WHAT IS REQUIRED |
Report the count of lines below in which the string "chart" occurs; include nothing else.

SOURCE EXCERPT |
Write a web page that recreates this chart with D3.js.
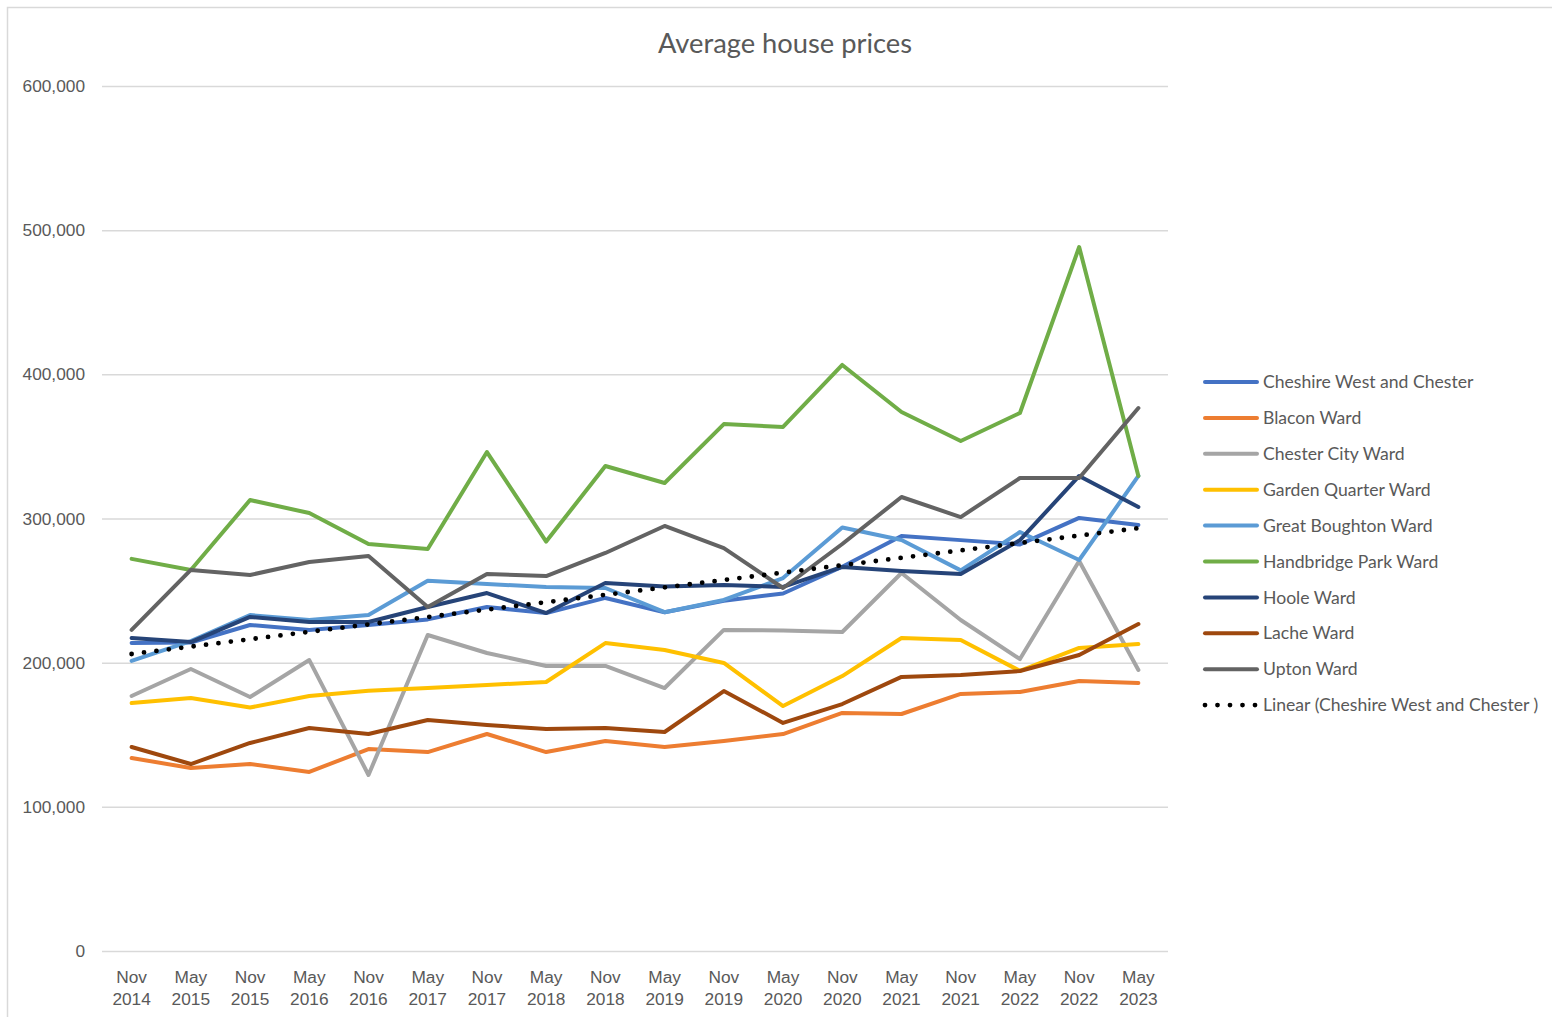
<!DOCTYPE html>
<html>
<head>
<meta charset="utf-8">
<script src="https://cdn.jsdelivr.net/npm/d3@7"></script>
<style>
  body { margin: 0; background: #fff; }
  svg { display: block; font-family: Lato, "Open Sans", sans-serif; }
  .grid line { stroke: #d9d9d9; stroke-width: 1.5; }
  .grid path { display: none; }
  .axis path, .axis line { display: none; }
  .axis text { fill: #595959; font-size: 17.3px; }
</style>
</head>
<body>
<div class="svg-container"></div>
<script>
// categories (x axis)
var periods = ["Nov 2014", "May 2015", "Nov 2015", "May 2016", "Nov 2016", "May 2017",
    "Nov 2017", "May 2018", "Nov 2018", "May 2019", "Nov 2019", "May 2020",
    "Nov 2020", "May 2021", "Nov 2021", "May 2022", "Nov 2022", "May 2023"];

// series values
var cheshireWest = [213600, 214000, 226100, 222700, 226100, 230000, 238600, 234400, 244900,
    235000, 243000, 248000, 266500, 287900, 285000, 282000, 300400, 295500];
var blacon = [133900, 126900, 129700, 124200, 140100, 138000, 150500, 138000, 145700,
    141500, 145700, 150500, 165100, 164400, 178300, 179700, 187300, 185900];
var chesterCity = [176900, 195600, 176200, 201800, 122100, 219200, 206700, 197700, 197700,
    182400, 222700, 222300, 221300, 262200, 229600, 202500, 270500, 194900];
var gardenQuarter = [172000, 175500, 168900, 176900, 180600, 182400, 184500, 186600, 213600,
    208800, 199800, 169900, 190700, 217100, 215700, 194300, 210200, 212900];
var greatBoughton = [201200, 215000, 233000, 229600, 233000, 256800, 254500, 252500, 251800,
    235000, 243500, 258700, 293800, 285100, 264000, 290600, 271200, 329500];
var handbridgePark = [272000, 264300, 312800, 303800, 282300, 278800, 346100, 284000, 336400,
    324600, 365500, 363500, 406500, 373900, 353800, 373200, 488300, 329500];
var hoole = [217100, 214300, 231700, 228200, 228200, 238600, 248300, 234400, 255300,
    252800, 253900, 252500, 266400, 263600, 261500, 285000, 329500, 308000];
var lache = [141500, 129700, 144300, 154700, 150500, 160200, 156800, 154000, 154700,
    151900, 180300, 158200, 171300, 190100, 191400, 194200, 205300, 226800];
var upton = [222700, 264300, 260800, 269800, 274000, 238600, 261500, 260100, 276100,
    294800, 279500, 251800, 282300, 314900, 301000, 328100, 328100, 376600];

var seriesNames = ["Cheshire West and Chester", "Blacon Ward", "Chester City Ward",
    "Garden Quarter Ward", "Great Boughton Ward", "Handbridge Park Ward", "Hoole Ward",
    "Lache Ward", "Upton Ward"];
var seriesColors = ["#4472c4", "#ed7d31", "#a5a5a5", "#ffc000", "#5b9bd5",
    "#70ad47", "#264478", "#9e480e", "#636363"];
var seriesValues = [cheshireWest, blacon, chesterCity, gardenQuarter, greatBoughton,
    handbridgePark, hoole, lache, upton];
var trendName = "Linear (Cheshire West and Chester )";

var yTicks = [0, 100000, 200000, 300000, 400000, 500000, 600000];

// set up sizes
var W = 1552, H = 1017;
var margin = {top: 86, left: 102},
    width = 1168 - 102,
    height = 951 - 86;

var svg = d3.select(".svg-container").append("svg")
    .attr("width", W)
    .attr("height", H);

// outer chart border (runs off right and bottom)
svg.append("rect")
    .attr("x", 7.5).attr("y", 7.5)
    .attr("width", W + 20).attr("height", H + 20)
    .attr("fill", "none")
    .attr("stroke", "#d9d9d9")
    .attr("stroke-width", 1.5);

svg.append("text")
    .attr("x", 785)
    .attr("y", 53)
    .attr("text-anchor", "middle")
    .attr("fill", "#595959")
    .attr("font-size", "27.3px")
    .text("Average house prices");

var g = svg.append("g")
    .attr("transform", "translate(" + margin.left + "," + margin.top + ")");

var xScale = d3.scaleBand().domain(periods).range([0, width]),
    yScale = d3.scaleLinear().domain([0, 600000]).range([height, 0]);

function xc(i) {
    return xScale(periods[i]) + xScale.bandwidth() / 2;
}

// grid lines
g.append("g")
    .attr("class", "grid")
    .call(d3.axisLeft(yScale).tickValues(yTicks).tickSize(-width).tickFormat(""));

// y axis labels
g.append("g")
    .attr("class", "axis")
    .call(d3.axisLeft(yScale).tickValues(yTicks).tickSize(0).tickPadding(17)
        .tickFormat(d3.format(",")));

// x axis labels, two lines each
var xAxis = g.append("g")
    .attr("class", "axis")
    .attr("transform", "translate(0," + height + ")")
    .call(d3.axisBottom(xScale).tickSize(0).tickFormat(""));

xAxis.selectAll(".tick").append("text")
    .attr("fill", "#595959")
    .attr("text-anchor", "middle")
    .selectAll("tspan")
    .data(function (d) { return d.split(" "); })
    .enter().append("tspan")
    .attr("x", 0)
    .attr("y", function (d, i) { return 32 + i * 22; })
    .text(function (d) { return d; });

var line = d3.line()
    .x(function (d, i) { return xc(i); })
    .y(function (d) { return yScale(d); });

g.selectAll(".series")
    .data(seriesValues)
    .enter().append("path")
    .attr("class", "series")
    .attr("d", function (d) { return line(d); })
    .attr("fill", "none")
    .attr("stroke", function (d, i) { return seriesColors[i]; })
    .attr("stroke-width", 4)
    .attr("stroke-linejoin", "round")
    .attr("stroke-linecap", "round");

// least squares trend of Cheshire West and Chester
var idx = d3.range(cheshireWest.length),
    mx = d3.mean(idx),
    my = d3.mean(cheshireWest),
    slope = d3.sum(idx, function (i) { return (i - mx) * (cheshireWest[i] - my); }) /
        d3.sum(idx, function (i) { return (i - mx) * (i - mx); }),
    intercept = my - slope * mx;

var trend = idx.map(function (i) { return intercept + slope * i; });

g.append("path")
    .attr("d", line(trend))
    .attr("fill", "none")
    .attr("stroke", "#000")
    .attr("stroke-width", 4.8)
    .attr("stroke-linecap", "round")
    .attr("stroke-dasharray", "0,12.5");

// legend
var legendItems = seriesNames.map(function (n, i) {
    return {name: n, color: seriesColors[i], dotted: false};
});
legendItems.push({name: trendName, color: "#000", dotted: true});

var legend = svg.append("g")
    .attr("transform", "translate(1203,382)");

var item = legend.selectAll(".legend-item")
    .data(legendItems)
    .enter().append("g")
    .attr("class", "legend-item")
    .attr("transform", function (d, i) { return "translate(0," + (i * 35.9) + ")"; });

item.append("line")
    .attr("x1", 2).attr("x2", 54)
    .attr("stroke", function (d) { return d.color; })
    .attr("stroke-width", function (d) { return d.dotted ? 4.8 : 4; })
    .attr("stroke-linecap", "round")
    .attr("stroke-dasharray", function (d) { return d.dotted ? "0,12.5" : null; });

item.append("text")
    .attr("x", 60)
    .attr("dy", "0.35em")
    .attr("fill", "#595959")
    .attr("font-size", "17.6px")
    .text(function (d) { return d.name; });
</script>
</body>
</html>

FINISHED TASK |
2